Extract the listing below in full, unchanged.
--- Entries ---
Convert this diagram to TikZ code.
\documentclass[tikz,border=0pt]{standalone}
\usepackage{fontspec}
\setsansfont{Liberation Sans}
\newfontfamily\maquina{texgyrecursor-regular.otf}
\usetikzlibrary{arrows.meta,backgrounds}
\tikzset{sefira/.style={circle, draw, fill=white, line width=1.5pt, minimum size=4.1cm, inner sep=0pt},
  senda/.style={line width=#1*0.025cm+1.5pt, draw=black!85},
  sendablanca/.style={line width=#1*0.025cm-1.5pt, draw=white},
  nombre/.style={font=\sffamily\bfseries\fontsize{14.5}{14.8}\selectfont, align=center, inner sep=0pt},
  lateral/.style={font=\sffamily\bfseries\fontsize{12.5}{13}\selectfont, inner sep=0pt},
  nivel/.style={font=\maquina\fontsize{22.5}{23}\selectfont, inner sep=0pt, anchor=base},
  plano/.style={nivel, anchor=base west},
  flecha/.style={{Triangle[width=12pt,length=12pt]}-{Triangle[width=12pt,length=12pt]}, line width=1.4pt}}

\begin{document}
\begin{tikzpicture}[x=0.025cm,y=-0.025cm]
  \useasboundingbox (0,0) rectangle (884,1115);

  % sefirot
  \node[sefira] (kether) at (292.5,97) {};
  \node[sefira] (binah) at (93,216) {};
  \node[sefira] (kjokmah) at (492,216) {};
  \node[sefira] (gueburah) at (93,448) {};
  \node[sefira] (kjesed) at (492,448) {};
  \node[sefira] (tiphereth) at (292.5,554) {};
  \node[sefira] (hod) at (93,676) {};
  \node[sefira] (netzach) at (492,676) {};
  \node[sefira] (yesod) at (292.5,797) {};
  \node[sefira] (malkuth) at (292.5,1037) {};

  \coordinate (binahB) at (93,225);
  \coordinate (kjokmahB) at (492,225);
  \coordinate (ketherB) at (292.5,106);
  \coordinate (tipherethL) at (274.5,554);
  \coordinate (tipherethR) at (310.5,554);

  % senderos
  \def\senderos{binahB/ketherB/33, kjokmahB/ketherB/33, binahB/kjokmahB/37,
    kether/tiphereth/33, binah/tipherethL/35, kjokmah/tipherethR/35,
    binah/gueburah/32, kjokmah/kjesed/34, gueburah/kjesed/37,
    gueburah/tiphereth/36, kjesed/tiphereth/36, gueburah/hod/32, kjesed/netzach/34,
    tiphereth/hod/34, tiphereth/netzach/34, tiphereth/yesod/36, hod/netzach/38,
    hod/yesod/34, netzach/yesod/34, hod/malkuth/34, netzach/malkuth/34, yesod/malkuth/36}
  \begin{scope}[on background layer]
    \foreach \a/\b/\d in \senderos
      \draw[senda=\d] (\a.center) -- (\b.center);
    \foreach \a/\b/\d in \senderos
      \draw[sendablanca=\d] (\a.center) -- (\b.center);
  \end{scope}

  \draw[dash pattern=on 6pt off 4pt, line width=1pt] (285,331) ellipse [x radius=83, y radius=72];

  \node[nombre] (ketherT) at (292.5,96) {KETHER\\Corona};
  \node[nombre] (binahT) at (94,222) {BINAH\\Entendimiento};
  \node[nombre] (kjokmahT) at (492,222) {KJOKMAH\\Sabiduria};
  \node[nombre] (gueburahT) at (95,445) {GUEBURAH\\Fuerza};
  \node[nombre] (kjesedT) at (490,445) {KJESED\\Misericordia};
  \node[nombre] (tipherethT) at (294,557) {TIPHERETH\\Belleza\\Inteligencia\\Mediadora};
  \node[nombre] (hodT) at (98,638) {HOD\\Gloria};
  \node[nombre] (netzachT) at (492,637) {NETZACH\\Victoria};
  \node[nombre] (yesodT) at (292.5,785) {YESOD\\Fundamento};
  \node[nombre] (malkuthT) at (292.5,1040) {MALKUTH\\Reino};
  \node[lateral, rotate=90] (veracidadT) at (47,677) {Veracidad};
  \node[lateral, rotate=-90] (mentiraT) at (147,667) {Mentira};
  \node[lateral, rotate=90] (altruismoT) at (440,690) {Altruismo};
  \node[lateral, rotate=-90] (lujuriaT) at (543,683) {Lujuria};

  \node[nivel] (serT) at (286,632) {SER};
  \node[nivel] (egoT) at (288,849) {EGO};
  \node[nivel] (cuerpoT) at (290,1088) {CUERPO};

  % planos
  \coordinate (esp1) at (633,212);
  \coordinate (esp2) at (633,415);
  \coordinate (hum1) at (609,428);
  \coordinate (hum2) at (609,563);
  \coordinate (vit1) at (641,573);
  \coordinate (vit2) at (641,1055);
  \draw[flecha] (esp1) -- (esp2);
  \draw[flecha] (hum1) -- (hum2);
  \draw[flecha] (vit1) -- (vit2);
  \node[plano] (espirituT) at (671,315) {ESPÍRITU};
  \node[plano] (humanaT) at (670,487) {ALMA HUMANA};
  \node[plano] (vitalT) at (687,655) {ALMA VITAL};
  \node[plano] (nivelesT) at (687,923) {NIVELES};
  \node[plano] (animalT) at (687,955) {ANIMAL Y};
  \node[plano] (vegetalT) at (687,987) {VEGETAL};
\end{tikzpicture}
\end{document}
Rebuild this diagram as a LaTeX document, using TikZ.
---
- **Output for this task**
Convert this diagram to TikZ code.
\documentclass[tikz,border=0pt]{standalone}
\usepackage{fontspec}
\setsansfont{Liberation Sans}
\newfontfamily\maquina{texgyrecursor-regular.otf}
\usetikzlibrary{arrows.meta,backgrounds}
\tikzset{sefira/.style={circle, draw, fill=white, line width=1.5pt, minimum size=4.1cm, inner sep=0pt},
  senda/.style={line width=#1*0.025cm+1.5pt, draw=black!85},
  sendablanca/.style={line width=#1*0.025cm-1.5pt, draw=white},
  nombre/.style={font=\sffamily\bfseries\fontsize{14.5}{14.8}\selectfont, align=center, inner sep=0pt},
  lateral/.style={font=\sffamily\bfseries\fontsize{12.5}{13}\selectfont, inner sep=0pt},
  nivel/.style={font=\maquina\fontsize{22.5}{23}\selectfont, inner sep=0pt, anchor=base},
  plano/.style={nivel, anchor=base west},
  flecha/.style={{Triangle[width=12pt,length=12pt]}-{Triangle[width=12pt,length=12pt]}, line width=1.4pt}}

\begin{document}
\begin{tikzpicture}[x=0.025cm,y=-0.025cm]
  \useasboundingbox (0,0) rectangle (884,1115);

  % sefirot
  \node[sefira] (kether) at (292.5,97) {};
  \node[sefira] (binah) at (93,216) {};
  \node[sefira] (kjokmah) at (492,216) {};
  \node[sefira] (gueburah) at (93,448) {};
  \node[sefira] (kjesed) at (492,448) {};
  \node[sefira] (tiphereth) at (292.5,554) {};
  \node[sefira] (hod) at (93,676) {};
  \node[sefira] (netzach) at (492,676) {};
  \node[sefira] (yesod) at (292.5,797) {};
  \node[sefira] (malkuth) at (292.5,1037) {};

  \coordinate (binahB) at (93,225);
  \coordinate (kjokmahB) at (492,225);
  \coordinate (ketherB) at (292.5,106);
  \coordinate (tipherethL) at (274.5,554);
  \coordinate (tipherethR) at (310.5,554);

  % senderos
  \def\senderos{binahB/ketherB/33, kjokmahB/ketherB/33, binahB/kjokmahB/37,
    kether/tiphereth/33, binah/tipherethL/35, kjokmah/tipherethR/35,
    binah/gueburah/32, kjokmah/kjesed/34, gueburah/kjesed/37,
    gueburah/tiphereth/36, kjesed/tiphereth/36, gueburah/hod/32, kjesed/netzach/34,
    tiphereth/hod/34, tiphereth/netzach/34, tiphereth/yesod/36, hod/netzach/38,
    hod/yesod/34, netzach/yesod/34, hod/malkuth/34, netzach/malkuth/34, yesod/malkuth/36}
  \begin{scope}[on background layer]
    \foreach \a/\b/\d in \senderos
      \draw[senda=\d] (\a.center) -- (\b.center);
    \foreach \a/\b/\d in \senderos
      \draw[sendablanca=\d] (\a.center) -- (\b.center);
  \end{scope}

  \draw[dash pattern=on 6pt off 4pt, line width=1pt] (285,331) ellipse [x radius=83, y radius=72];

  \node[nombre] (ketherT) at (292.5,96) {KETHER\\Corona};
  \node[nombre] (binahT) at (94,222) {BINAH\\Entendimiento};
  \node[nombre] (kjokmahT) at (492,222) {KJOKMAH\\Sabiduria};
  \node[nombre] (gueburahT) at (95,445) {GUEBURAH\\Fuerza};
  \node[nombre] (kjesedT) at (490,445) {KJESED\\Misericordia};
  \node[nombre] (tipherethT) at (294,557) {TIPHERETH\\Belleza\\Inteligencia\\Mediadora};
  \node[nombre] (hodT) at (98,638) {HOD\\Gloria};
  \node[nombre] (netzachT) at (492,637) {NETZACH\\Victoria};
  \node[nombre] (yesodT) at (292.5,785) {YESOD\\Fundamento};
  \node[nombre] (malkuthT) at (292.5,1040) {MALKUTH\\Reino};
  \node[lateral, rotate=90] (veracidadT) at (47,677) {Veracidad};
  \node[lateral, rotate=-90] (mentiraT) at (147,667) {Mentira};
  \node[lateral, rotate=90] (altruismoT) at (440,690) {Altruismo};
  \node[lateral, rotate=-90] (lujuriaT) at (543,683) {Lujuria};

  \node[nivel] (serT) at (286,632) {SER};
  \node[nivel] (egoT) at (288,849) {EGO};
  \node[nivel] (cuerpoT) at (290,1088) {CUERPO};

  % planos
  \coordinate (esp1) at (633,212);
  \coordinate (esp2) at (633,415);
  \coordinate (hum1) at (609,428);
  \coordinate (hum2) at (609,563);
  \coordinate (vit1) at (641,573);
  \coordinate (vit2) at (641,1055);
  \draw[flecha] (esp1) -- (esp2);
  \draw[flecha] (hum1) -- (hum2);
  \draw[flecha] (vit1) -- (vit2);
  \node[plano] (espirituT) at (671,315) {ESPÍRITU};
  \node[plano] (humanaT) at (670,487) {ALMA HUMANA};
  \node[plano] (vitalT) at (687,655) {ALMA VITAL};
  \node[plano] (nivelesT) at (687,923) {NIVELES};
  \node[plano] (animalT) at (687,955) {ANIMAL Y};
  \node[plano] (vegetalT) at (687,987) {VEGETAL};
\end{tikzpicture}
\end{document}
Rebuild this diagram as a LaTeX document, using TikZ.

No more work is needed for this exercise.